I'm not married; I won't wear rings on my left hand, period.

Interestingly enough, I enjoy wearing choker style necklaces, rather than longer ones, but I've made a conscious choice to not do so, as I don't wish to project an image of being something I am not.

So in my own way, I do assign signifigance to a simple ordinary object, even though I (personally) find the symbolism a bit silly.

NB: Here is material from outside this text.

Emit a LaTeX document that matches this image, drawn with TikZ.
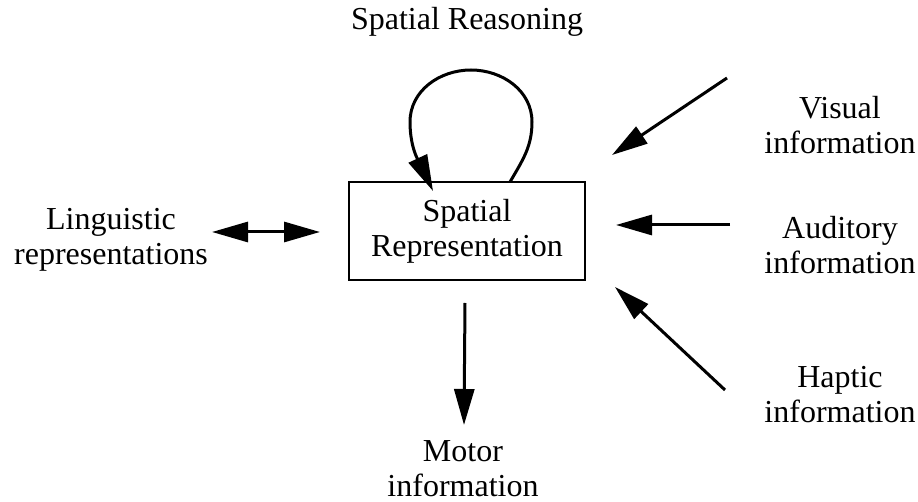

Myabe my breakdown comes in that I don't really have a lot of security blanket sorts of things in my Life, although I refuse to be more than 3 steps away from my cell phone, as it is my lifeline to those I Love. (I even keep my cell phone within reach whilst showering. LOL) Those who are Important to me, are with me 24/7, even when they are thousands of miles away, even if our only contact is an exhausted 2 minute phone call at 1am to say goodnight. On occasion, I might slip a little token of some sort into my pocket to remember them more vividly, but it doesn't grant me any more bravery, peace of mind, or sense of security than if I'm not carrying such a tome. I don't understand the intenseness of the collar... maybe I'm just not wired in such a way as to be able to... :confused:
 
I do not find collaring necessary to have a viable D/s relationship with my submissive(s). If the relatioship evolves to that level, fine, but if it does not that is also fine. Others may take a different view. YMMV.